RacehandWe are witnessing a proliferation of responses to the COVID-19 pandemic from the philanthropic sector, as private foundations, other grantmaking institutions, and philanthropy-serving organizations design and launch a variety of efforts.

For those funders that have articulated a commitment to racial equity in their work, the call to prioritize equity is all the more imperative during times of crisis. We know from experience that when institutions act fast, they are more likely to act on biases that reinforce, generate, and/or exacerbate inequities that negatively impact people of color, disabled people, and queer people.

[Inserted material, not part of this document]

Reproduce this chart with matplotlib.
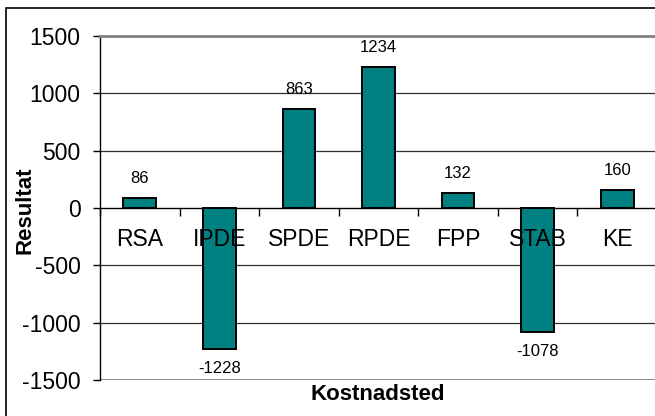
import matplotlib.pyplot as plt
from matplotlib.patches import Rectangle
import numpy as np

plt.rcParams['font.family'] = ['Liberation Sans', 'DejaVu Sans']
plt.rcParams['axes.unicode_minus'] = False

# Result per cost centre
steder = ['RSA', 'IPDE', 'SPDE', 'RPDE', 'FPP', 'STAB', 'KE']
resultat = [86, -1228, 863, 1234, 132, -1078, 160]

fig = plt.figure(figsize=(6.55, 4.16), dpi=100)
W, H = 655, 416

# outer chart frame (runs past the right and bottom edges)
fig.patches.append(Rectangle((6 / W, -0.1), 1.2, 1 - 8 / H + 0.1,
                             transform=fig.transFigure, fill=False,
                             edgecolor='black', linewidth=1.2))

ax = fig.add_axes([100 / W, 1 - 380 / H, 557 / W, 344 / H])
x = np.arange(len(steder))

ax.bar(x, resultat, width=0.41, color='#008080', edgecolor='black',
       linewidth=1.4, zorder=3)

ax.set_xlim(-0.5, len(steder) - 0.5)
ax.set_ylim(-1500, 1500)
ax.set_yticks(range(-1500, 1501, 500))
ax.tick_params(axis='y', direction='out', length=5, width=1,
               labelsize=16.5, pad=9)

# gridlines
for yv in [-1000, -500, 500, 1000]:
    ax.axhline(yv, color='#303030', linewidth=0.9, zorder=1)
ax.axhline(-1500, color='#808080', linewidth=2, zorder=2)

# x axis sits on zero
ax.spines['bottom'].set_position(('data', 0))
ax.spines['bottom'].set_linewidth(1)
ax.spines['left'].set_linewidth(1)
ax.spines['top'].set_color('#808080')
ax.spines['top'].set_linewidth(2)
ax.spines['right'].set_visible(False)
ax.set_xticks(np.arange(len(steder) + 1) - 0.5)
ax.set_xticklabels([])
ax.tick_params(axis='x', direction='out', length=6, width=1)

# category names below the zero line, drawn over the bars
for xi, navn in zip(x, steder):
    ax.annotate(navn, (xi, 0), xytext=(0, -23), textcoords='offset points',
                ha='center', va='center', fontsize=16.5, zorder=5)

# value labels
for xi, v in zip(x, resultat):
    off = 14 if v >= 0 else -14
    ax.annotate(str(v), (xi, v), xytext=(0, off), textcoords='offset points',
                ha='center', va='center', fontsize=12, zorder=5)

fig.text(25 / W, 1 - 210 / H, 'Resultat', rotation=90, ha='center',
         va='center', fontsize=16, fontweight='bold')
fig.text(378 / W, 1 - 395 / H, 'Kostnadsted', ha='center', va='center',
         fontsize=16, fontweight='bold')

fig.savefig('out.png', dpi=100)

In order to curtail the harmful impacts that acting fast often has on communities of color, in particular, I offer a list of questions that funders prioritizing racial equity should be asking. These speak to common racial biases often observed among grantmaking organizations — biases the sector should be more aware of and skilled at addressing as it designs, implements, and evaluates its responses to the COVID-19 pandemic.

Is your response race-silent or race-explicit? Experience tells us that race-silent analyses and strategies often reinforce and exacerbate racial inequities. Race-silent language in philanthropic work also tends to reinforce racial biases among staff, grantees, donors, and organizational partners. A better strategy is to name race and racism in your diagnosis of the problem and the design of your response to it. Are you clear about the root causes of racial inequities at play? Do you understand how the problem is negatively impacting Black, Indigenous, Asian, Latinx, and Arab/Middle Eastern people? Do your strategies address the specificities and nuances of the increased threats communities of color are facing?